Harry Ellis’s letter (DW 10 November) regarding the ‘large premium’ charged for candidates supplied to employers through agencies fails to take account of a number of factors, namely:
There is no guarantee of refund for individuals directly appointed, but who do not subsequently work out, or the cost to an organisation of not finding a suitable person.
Most organisations fail to include the cost of their own management and administration time in selecting and vetting appropriate employees. For example, if you get a huge response, your brand and company image will inevitably be tarnished if you do not respond appropriately and courteously to every application. Also, you may need to conduct two or three interviews during the selection process instead of one or two. Agencies that do their job properly should be interviewing and evaluating to ensure an accurate skills match and a shortlist of only suitable applicants from which the client can select the best cultural/ personality fit.

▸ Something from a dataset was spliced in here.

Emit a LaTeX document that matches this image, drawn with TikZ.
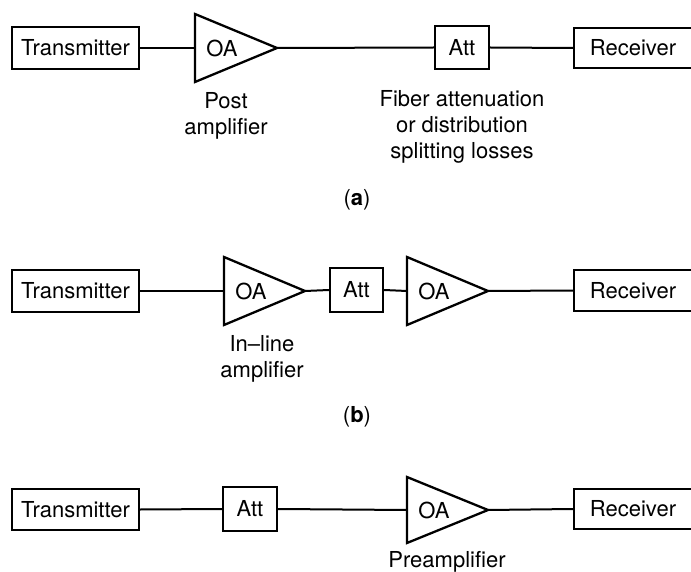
\documentclass[tikz,border=0pt]{standalone}
\usepackage{fontspec}
\setmainfont{TeX Gyre Heros}
\begin{document}
\begin{tikzpicture}[x=1pt,y=-1pt,
  every node/.style={font=\fontsize{22}{26}\selectfont, inner sep=0pt},
  blk/.style={draw, line width=2.4pt, minimum height=42pt},
  wire/.style={line width=2pt},
  amp/.style={line width=2.3pt, line join=miter},
  lbl/.style={align=center}]
\useasboundingbox (0,0) rectangle (691,572);
\clip (0,0) rectangle (691,572);

% ---------- (a) ----------
\node[blk, minimum width=127pt] (ta) at (75.5,48) {Transmitter};
\coordinate (a1in) at (195,48);
\coordinate (a1out) at (277,48);
\draw[amp] (195,14) -- (277,48) -- (195,82) -- cycle;
\node (a1) at (222,48) {OA};
\node[blk, minimum width=54pt, minimum height=43pt] (atta) at (462,47.5) {Att};
\node[blk, minimum width=118pt, minimum height=40pt] (ra) at (633,48) {Receiver};
\draw[wire] (ta.east) -- (a1in);
\draw[wire] (a1out) -- (atta.west);
\draw[wire] (atta.east) -- (ra.west);
\node[lbl] (la) at (226,116) {Post\\amplifier};
\node[lbl] (lf) at (462,127) {Fiber attenuation\\or distribution\\splitting losses};
\node (capa) at (357,200) {(\textbf{a})};

% ---------- (b) ----------
\node[blk, minimum width=127pt] (tb) at (75.5,291) {Transmitter};
\coordinate (b1in) at (224,291);
\coordinate (b1out) at (305,291);
\draw[amp] (224,257) -- (305,291) -- (224,325) -- cycle;
\node (b1) at (251,291) {OA};
\node[blk, minimum width=53pt, minimum height=44pt] (attb) at (356.5,290) {Att};
\coordinate (b2in) at (407,291);
\coordinate (b2out) at (488,291);
\draw[amp] (407,257) -- (488,291) -- (407,325) -- cycle;
\node (b2) at (434,291) {OA};
\node[blk, minimum width=118pt, minimum height=41pt] (rb) at (633,290.5) {Receiver};
\draw[wire] (tb.east) -- (b1in);
\draw[wire] (b1out) -- (attb.west);
\draw[wire] (attb.east) -- (b2in);
\draw[wire] (b2out) -- (rb.west);
\node[lbl] (lb) at (262,359) {In--line\\amplifier};
\node (capb) at (357,417) {(\textbf{b})};

% ---------- (c) ----------
\node[blk, minimum width=127pt, minimum height=41pt] (tc) at (75.5,509.5) {Transmitter};
\node[blk, minimum width=54pt, minimum height=44pt] (attc) at (250,509) {Att};
\coordinate (c1in) at (407,510);
\coordinate (c1out) at (488,510);
\draw[amp] (407,477) -- (488,510) -- (407,543) -- cycle;
\node (c1) at (434,510) {OA};
\node[blk, minimum width=118pt, minimum height=40pt] (rc) at (633,509) {Receiver};
\draw[wire] (tc.east) -- (attc.west);
\draw[wire] (attc.east) -- (c1in);
\draw[wire] (c1out) -- (rc.west);
\node[lbl] (lc) at (447,562) {Preamplifier};
\end{tikzpicture}
\end{document}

Advertising a post only attracts those individuals actively looking for a new opportunity. Some of the best future employees are those currently in full-time employment and not necessarily discontent with their current situation.
Those agencies that operate a ‘spray and pray’ policy with candidates’ CVs add nothing to the process. However, those that properly screen and evaluate and also act as an ambassador on behalf of their client can be very good value indeed – especially if the employer has delegated responsibility in-house to an individual who lacks either in-depth interview experience or specialist knowledge.
Finally, there are fewer people unemployed in the UK than at any time in the past 20 years. In our experience, for every opportunity offered, an individual has at least three other positions from which to choose. Developing a long-term relationship with a recruitment consultancy can considerably ease the pressure to find talented individuals in creative sectors in which the level of demand outstrips supply.